[ROWS]:
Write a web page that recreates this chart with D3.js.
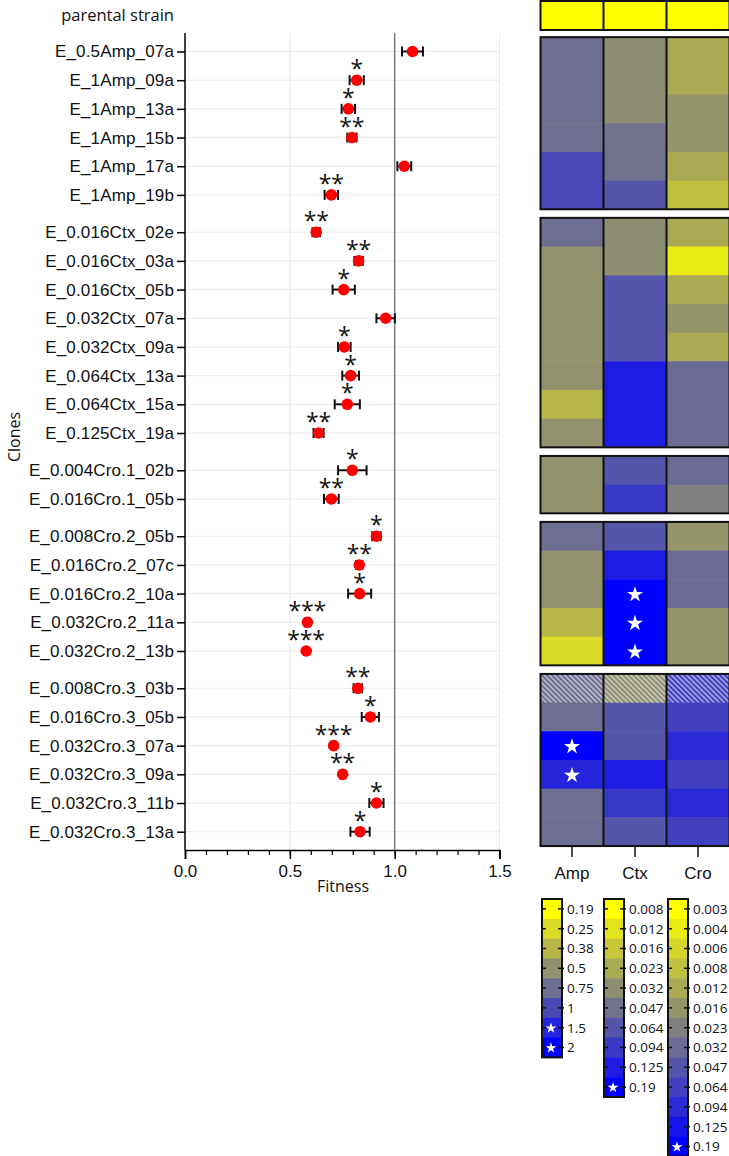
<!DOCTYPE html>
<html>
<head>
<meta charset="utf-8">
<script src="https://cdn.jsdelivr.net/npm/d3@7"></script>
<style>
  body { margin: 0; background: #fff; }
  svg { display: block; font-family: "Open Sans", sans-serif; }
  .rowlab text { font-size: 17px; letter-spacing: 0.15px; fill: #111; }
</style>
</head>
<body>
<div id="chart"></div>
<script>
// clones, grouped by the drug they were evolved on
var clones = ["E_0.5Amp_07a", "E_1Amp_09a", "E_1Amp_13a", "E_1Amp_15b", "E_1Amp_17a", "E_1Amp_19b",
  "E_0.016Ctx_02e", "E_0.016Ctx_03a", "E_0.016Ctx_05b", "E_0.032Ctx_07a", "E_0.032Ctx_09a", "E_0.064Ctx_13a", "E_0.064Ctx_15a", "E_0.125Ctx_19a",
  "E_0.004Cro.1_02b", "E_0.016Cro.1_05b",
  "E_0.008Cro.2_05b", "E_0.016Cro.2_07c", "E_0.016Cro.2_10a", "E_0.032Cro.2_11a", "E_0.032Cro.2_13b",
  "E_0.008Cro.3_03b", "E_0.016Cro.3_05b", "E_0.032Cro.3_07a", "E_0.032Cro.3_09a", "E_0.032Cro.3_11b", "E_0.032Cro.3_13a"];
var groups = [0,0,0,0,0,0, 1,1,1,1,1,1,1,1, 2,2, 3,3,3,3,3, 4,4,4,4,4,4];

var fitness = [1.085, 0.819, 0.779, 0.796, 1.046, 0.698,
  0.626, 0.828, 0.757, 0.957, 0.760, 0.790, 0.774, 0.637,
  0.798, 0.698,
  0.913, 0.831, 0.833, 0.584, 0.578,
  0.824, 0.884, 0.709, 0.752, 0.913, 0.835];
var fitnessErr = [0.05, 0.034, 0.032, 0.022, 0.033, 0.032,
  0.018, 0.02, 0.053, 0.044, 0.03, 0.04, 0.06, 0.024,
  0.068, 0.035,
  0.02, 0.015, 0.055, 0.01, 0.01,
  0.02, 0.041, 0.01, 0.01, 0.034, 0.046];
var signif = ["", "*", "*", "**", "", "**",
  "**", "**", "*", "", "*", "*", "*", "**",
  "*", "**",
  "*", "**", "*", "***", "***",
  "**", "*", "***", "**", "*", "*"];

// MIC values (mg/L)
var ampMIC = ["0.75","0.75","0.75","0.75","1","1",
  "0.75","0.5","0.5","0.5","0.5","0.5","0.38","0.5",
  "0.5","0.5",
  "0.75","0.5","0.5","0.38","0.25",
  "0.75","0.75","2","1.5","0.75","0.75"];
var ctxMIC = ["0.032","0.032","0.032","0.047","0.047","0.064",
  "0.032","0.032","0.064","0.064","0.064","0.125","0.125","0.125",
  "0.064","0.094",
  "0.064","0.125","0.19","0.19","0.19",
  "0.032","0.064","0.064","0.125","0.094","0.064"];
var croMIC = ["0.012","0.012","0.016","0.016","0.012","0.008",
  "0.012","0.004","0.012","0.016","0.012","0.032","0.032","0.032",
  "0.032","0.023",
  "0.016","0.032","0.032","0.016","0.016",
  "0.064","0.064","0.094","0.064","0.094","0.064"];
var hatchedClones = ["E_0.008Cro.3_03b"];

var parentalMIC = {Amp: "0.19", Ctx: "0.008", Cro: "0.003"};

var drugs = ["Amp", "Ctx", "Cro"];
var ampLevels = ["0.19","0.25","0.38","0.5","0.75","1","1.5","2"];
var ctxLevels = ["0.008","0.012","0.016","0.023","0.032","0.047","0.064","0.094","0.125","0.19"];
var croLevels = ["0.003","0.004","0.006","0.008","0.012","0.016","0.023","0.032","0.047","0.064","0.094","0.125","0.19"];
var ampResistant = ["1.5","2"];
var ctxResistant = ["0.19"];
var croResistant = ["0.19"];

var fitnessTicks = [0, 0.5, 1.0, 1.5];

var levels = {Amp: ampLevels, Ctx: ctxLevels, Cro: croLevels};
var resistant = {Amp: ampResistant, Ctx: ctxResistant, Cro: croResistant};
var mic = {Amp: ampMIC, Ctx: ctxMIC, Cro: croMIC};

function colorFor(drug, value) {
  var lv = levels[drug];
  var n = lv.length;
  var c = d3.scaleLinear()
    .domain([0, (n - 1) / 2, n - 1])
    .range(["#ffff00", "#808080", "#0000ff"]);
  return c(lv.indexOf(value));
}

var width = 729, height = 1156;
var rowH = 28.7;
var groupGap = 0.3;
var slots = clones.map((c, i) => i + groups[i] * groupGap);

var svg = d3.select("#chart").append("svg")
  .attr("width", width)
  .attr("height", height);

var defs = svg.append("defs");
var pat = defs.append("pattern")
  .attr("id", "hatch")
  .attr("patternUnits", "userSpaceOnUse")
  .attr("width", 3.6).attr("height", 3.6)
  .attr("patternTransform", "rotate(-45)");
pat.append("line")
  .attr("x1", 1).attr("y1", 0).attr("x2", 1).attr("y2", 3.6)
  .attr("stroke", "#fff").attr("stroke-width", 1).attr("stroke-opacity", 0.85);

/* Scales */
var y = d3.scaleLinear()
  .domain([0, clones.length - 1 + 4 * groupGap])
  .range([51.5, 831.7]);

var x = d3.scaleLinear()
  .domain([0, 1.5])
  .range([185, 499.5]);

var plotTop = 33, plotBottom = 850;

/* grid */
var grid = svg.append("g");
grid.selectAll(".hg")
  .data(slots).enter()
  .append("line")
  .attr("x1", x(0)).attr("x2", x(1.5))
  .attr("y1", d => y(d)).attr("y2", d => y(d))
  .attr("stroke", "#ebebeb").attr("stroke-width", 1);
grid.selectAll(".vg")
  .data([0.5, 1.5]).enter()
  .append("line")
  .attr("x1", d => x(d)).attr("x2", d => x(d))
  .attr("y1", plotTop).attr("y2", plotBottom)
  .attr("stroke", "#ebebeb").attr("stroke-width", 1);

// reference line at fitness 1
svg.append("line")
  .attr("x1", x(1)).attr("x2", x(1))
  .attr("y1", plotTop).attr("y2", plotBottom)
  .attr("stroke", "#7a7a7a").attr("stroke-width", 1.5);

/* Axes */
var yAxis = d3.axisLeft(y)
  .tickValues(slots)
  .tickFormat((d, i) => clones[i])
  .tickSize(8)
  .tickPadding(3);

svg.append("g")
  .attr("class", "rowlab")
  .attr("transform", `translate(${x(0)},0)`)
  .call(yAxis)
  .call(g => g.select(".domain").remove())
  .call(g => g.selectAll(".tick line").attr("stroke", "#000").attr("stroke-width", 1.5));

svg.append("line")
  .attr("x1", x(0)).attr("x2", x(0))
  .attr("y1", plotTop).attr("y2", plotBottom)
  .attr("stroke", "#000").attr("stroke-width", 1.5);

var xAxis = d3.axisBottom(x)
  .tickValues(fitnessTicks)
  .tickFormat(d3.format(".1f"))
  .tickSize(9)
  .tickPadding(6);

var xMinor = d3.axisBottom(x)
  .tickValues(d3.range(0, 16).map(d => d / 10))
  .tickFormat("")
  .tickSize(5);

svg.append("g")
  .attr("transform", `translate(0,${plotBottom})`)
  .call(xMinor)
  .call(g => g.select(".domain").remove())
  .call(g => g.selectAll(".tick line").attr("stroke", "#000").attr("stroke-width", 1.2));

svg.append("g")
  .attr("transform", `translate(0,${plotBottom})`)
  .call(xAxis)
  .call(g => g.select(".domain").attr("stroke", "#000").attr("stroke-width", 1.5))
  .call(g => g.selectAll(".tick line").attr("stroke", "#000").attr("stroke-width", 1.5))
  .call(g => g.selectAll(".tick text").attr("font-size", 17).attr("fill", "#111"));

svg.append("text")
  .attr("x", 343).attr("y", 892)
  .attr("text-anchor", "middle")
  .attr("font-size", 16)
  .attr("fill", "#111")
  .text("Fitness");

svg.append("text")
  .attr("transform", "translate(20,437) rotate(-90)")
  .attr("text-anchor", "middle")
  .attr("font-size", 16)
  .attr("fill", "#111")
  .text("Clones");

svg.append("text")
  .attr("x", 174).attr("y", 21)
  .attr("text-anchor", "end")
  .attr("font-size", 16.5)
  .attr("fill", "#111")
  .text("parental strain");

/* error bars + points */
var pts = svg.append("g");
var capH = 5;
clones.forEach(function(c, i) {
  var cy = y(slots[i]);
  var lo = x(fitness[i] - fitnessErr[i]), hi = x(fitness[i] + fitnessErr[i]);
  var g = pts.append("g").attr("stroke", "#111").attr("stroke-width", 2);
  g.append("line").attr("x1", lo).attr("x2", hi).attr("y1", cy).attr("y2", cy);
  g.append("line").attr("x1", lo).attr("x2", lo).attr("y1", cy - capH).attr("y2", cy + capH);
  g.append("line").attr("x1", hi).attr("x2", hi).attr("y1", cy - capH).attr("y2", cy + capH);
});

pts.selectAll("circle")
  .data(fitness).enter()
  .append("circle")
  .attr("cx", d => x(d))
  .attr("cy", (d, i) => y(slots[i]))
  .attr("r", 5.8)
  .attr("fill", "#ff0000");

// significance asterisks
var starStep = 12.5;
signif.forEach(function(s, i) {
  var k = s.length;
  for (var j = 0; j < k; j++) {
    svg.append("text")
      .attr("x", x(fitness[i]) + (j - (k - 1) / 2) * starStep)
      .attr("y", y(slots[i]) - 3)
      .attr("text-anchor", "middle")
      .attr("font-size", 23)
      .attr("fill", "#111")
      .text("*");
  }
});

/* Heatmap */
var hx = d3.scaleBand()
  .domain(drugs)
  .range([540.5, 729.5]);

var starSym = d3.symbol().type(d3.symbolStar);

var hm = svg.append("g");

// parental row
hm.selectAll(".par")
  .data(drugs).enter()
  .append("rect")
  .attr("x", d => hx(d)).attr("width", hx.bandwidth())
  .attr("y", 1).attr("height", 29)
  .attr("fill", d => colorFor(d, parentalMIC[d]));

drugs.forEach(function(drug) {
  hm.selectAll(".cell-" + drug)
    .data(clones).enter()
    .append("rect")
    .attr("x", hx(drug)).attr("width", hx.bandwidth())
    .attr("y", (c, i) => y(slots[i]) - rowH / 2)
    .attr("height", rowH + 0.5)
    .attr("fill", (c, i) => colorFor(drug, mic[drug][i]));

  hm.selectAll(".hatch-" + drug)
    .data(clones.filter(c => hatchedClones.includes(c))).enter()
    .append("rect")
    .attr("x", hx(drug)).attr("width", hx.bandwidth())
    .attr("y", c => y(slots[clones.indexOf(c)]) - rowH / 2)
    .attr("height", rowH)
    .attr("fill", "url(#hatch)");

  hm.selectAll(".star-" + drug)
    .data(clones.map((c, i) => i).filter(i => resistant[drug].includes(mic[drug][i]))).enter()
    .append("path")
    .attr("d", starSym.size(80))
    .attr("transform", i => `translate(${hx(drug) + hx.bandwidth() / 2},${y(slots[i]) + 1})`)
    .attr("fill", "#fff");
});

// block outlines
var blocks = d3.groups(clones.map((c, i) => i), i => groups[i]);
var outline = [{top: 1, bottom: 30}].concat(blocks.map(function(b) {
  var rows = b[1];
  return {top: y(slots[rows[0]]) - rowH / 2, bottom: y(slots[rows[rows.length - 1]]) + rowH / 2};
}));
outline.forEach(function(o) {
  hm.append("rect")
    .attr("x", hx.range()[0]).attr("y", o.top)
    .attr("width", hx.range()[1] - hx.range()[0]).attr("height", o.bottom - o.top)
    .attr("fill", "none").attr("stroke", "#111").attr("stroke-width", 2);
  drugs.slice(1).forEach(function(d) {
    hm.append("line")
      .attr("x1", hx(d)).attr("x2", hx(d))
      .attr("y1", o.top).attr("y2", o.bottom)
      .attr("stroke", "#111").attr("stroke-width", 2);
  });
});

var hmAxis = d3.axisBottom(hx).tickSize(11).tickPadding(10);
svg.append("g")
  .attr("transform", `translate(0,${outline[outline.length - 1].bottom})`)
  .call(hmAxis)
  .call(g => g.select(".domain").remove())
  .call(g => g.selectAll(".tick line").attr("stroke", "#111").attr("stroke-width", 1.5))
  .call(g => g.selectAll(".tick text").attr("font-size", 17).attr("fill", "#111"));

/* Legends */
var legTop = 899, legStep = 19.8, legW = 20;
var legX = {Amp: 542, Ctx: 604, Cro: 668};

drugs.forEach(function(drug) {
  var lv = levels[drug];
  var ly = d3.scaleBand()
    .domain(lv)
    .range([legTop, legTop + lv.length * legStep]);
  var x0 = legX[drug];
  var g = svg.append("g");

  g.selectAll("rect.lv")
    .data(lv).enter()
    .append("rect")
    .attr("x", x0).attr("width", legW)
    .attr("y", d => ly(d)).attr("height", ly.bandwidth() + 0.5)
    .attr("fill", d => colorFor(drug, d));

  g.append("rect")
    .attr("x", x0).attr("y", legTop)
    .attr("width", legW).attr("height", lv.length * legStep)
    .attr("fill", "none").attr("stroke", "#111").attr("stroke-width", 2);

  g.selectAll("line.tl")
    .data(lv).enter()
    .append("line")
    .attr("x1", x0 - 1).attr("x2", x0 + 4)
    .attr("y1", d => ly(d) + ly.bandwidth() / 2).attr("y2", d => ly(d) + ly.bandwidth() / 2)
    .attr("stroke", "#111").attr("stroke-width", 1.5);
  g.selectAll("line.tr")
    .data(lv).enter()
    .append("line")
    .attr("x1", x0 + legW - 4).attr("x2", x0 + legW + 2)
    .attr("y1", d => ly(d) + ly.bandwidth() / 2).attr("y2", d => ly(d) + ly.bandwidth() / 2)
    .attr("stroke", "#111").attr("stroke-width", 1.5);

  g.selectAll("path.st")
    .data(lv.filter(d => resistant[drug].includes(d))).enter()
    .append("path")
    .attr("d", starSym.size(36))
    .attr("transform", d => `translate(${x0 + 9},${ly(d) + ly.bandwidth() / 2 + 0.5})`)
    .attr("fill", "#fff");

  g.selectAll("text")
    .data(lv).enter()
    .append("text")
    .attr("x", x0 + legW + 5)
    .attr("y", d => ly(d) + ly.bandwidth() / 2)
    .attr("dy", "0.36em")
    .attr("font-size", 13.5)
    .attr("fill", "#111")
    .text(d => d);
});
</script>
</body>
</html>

...

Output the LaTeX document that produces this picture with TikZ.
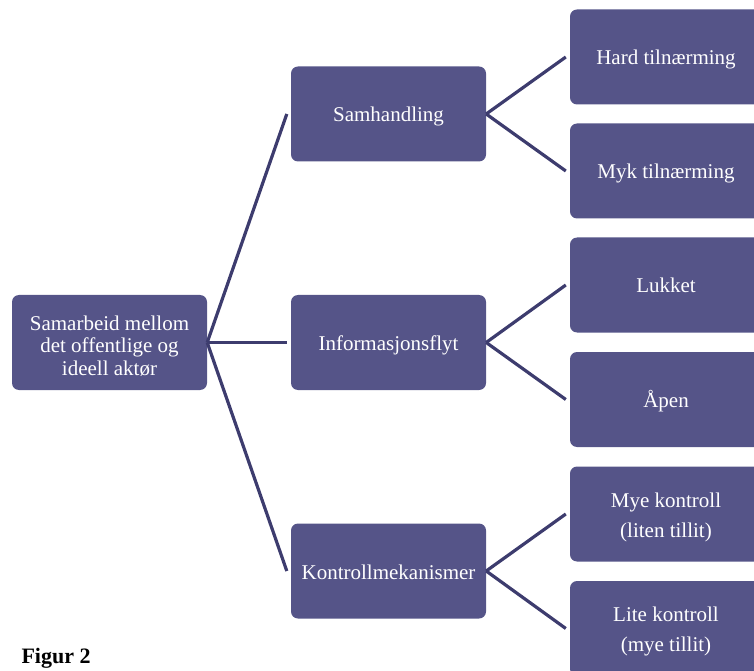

[WRITTEN PROBLEM]: Lines that include the word "with" are to be extracted from the data above.

[THE SOLUTION]:
Write a web page that recreates this chart with D3.js.
Output the LaTeX document that produces this picture with TikZ.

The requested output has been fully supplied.